Mr Buttery suggested that ‘stand alone’ services, such as waste, water and sewerage and housing, should be taken out of the equation and what was left paid for out of an individual local services tax.
Committee member Alfred Cannan (Michael) suggested that residents in the north and south will pay considerably more in travel costs. ‘Living out in the country you get very little in the way of services,’ he added.
Giving his evidence, Treasury official Clive McGreal was asked if the current system is unfair.
He told the committee: ‘We agree in so far as the current valuation system is outdated. Those more rural properties attract a lower rate than those in urban parts.’
He said an all-island domestic rate would be more equitable - but that would necessitate local authority reform.
Mr McGreal said: ‘There are proposals already in place to address the unfairness of the rural and town disparity in rates.
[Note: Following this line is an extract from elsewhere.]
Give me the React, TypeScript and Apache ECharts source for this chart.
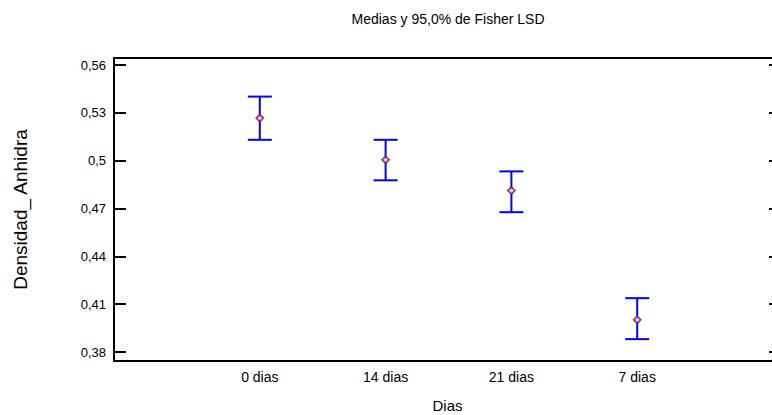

I don’t think Mr Buttery’s proposal would be workable solution.’
Andrew Wallace, head of stategic asset management in Treasury, said: ‘The administration of a local services tax would be far more burdensome, far more costly than the one we currently have.’
The committee heard that Treasury’s proposals were to modernise the rating system by using capital value bandings, so a £300,000 home in Douglas would have the same ratable value as a £300,000 home in Port St Mary. The rates bill payable would still differ, however, depending on the penny in the pound rate set but individual local authorities based on the services they provide.
Mr Cannan asked if this was ‘just an exercise to get more money out of taxpayers’. ‘Is this the masterplan?’ he suggested.
Mr McGreal said rates were there to fund local authorities and introducing capital values wouldn’t help the government’s fiscal rebalancing ‘at this stage’.
He said a pilot study of 1,000 homes in Michael and Onchan showed a few homes would see a doubling of their rates bill.